WORK TO BE COMPLETED: Show all lines holding the string "this".

RECORDS:
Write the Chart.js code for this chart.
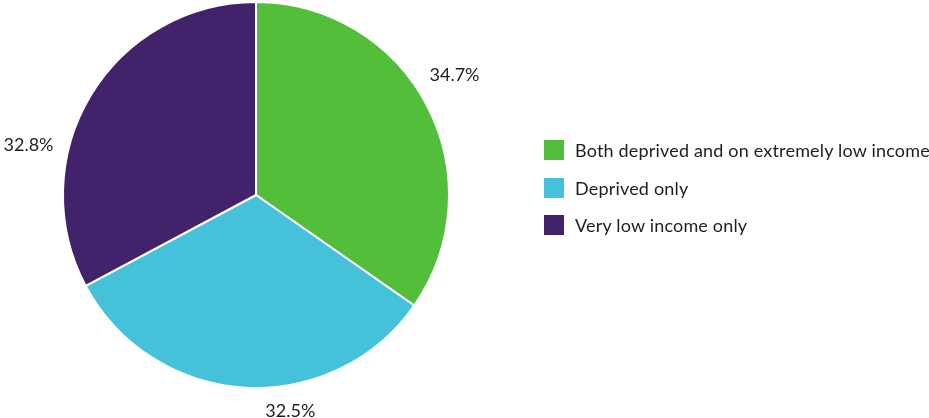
<!DOCTYPE html>
<html>
<head>
<meta charset="utf-8">
<script src="https://cdn.jsdelivr.net/npm/chart.js@4/dist/chart.umd.min.js"></script>
<style>
  html, body { margin: 0; padding: 0; background: #ffffff; }
  #wrap { position: relative; width: 929px; height: 418px; }
  #chart { position: absolute; left: 0; top: 0; }
  #legend { position: absolute; left: 544px; top: 140px; font-family: Lato, "Open Sans", sans-serif; font-size: 18px; letter-spacing: 0.18px; color: #1e1e1e; }
  .item { display: flex; align-items: center; height: 20px; margin-bottom: 17.5px; white-space: nowrap; }
  .box { width: 20px; height: 20px; margin-right: 11px; flex: none; }
</style>
</head>
<body>
<div id="wrap">
  <canvas id="chart" width="929" height="418"></canvas>
  <div id="legend"></div>
</div>
<script>
const categories = ['Both deprived and on extremely low income', 'Deprived only', 'Very low income only'];
const shares = [34.7, 32.5, 32.8];
const sliceColors = ['#53be3a', '#45c1da', '#42226b'];

// angular nudge (degrees) for each outside percentage label
const labelShift = [-5.5, -6, -19];

const outsideLabels = {
  id: 'outsideLabels',
  afterDatasetsDraw(chart) {
    const ctx = chart.ctx;
    const meta = chart.getDatasetMeta(0);
    ctx.save();
    ctx.font = '18px Lato, "Open Sans", sans-serif';
    ctx.fillStyle = '#1e1e1e';
    meta.data.forEach((arc, i) => {
      const mid = (arc.startAngle + arc.endAngle) / 2 + labelShift[i] * Math.PI / 180;
      const r = arc.outerRadius + 14;
      const x = arc.x + Math.cos(mid) * r;
      const y = arc.y + Math.sin(mid) * r;
      ctx.textAlign = Math.cos(mid) >= 0 ? 'left' : 'right';
      ctx.textBaseline = Math.sin(mid) >= 0 ? 'top' : 'bottom';
      ctx.fillText(shares[i].toFixed(1) + '%', x, y + (Math.sin(mid) >= 0 ? 0 : 2));
    });
    ctx.restore();
  }
};

new Chart(document.getElementById('chart'), {
  type: 'pie',
  data: {
    labels: categories,
    datasets: [{
      data: shares,
      backgroundColor: sliceColors,
      borderColor: '#ffffff',
      borderWidth: 2
    }]
  },
  options: {
    responsive: false,
    animation: false,
    layout: { padding: { left: 62, right: 479, top: 1, bottom: 29 } },
    plugins: {
      legend: { display: false },
      tooltip: { enabled: false }
    }
  },
  plugins: [outsideLabels]
});

const legend = document.getElementById('legend');
categories.forEach((name, i) => {
  const row = document.createElement('div');
  row.className = 'item';
  const box = document.createElement('span');
  box.className = 'box';
  box.style.background = sliceColors[i];
  const txt = document.createElement('span');
  txt.textContent = name;
  row.appendChild(box);
  row.appendChild(txt);
  legend.appendChild(row);
});
</script>
</body>
</html>
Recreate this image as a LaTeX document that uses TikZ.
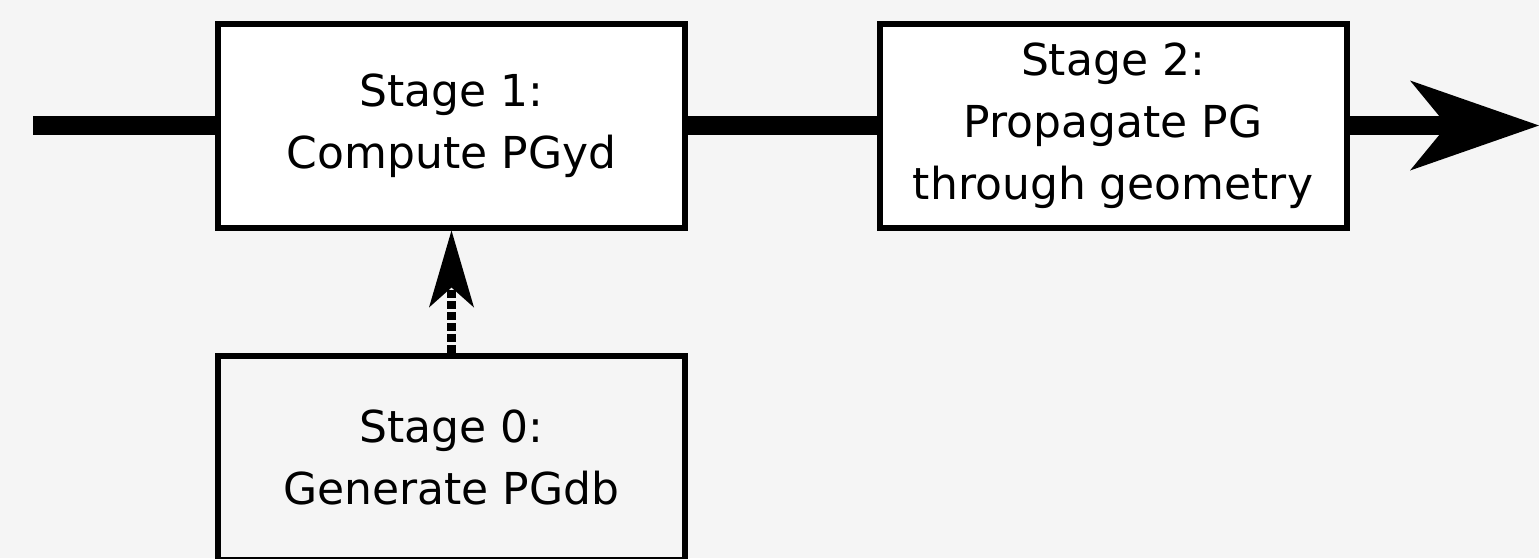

ANSWER TO THE TASK:
Write the Chart.js code for this chart.
Recreate this image as a LaTeX document that uses TikZ.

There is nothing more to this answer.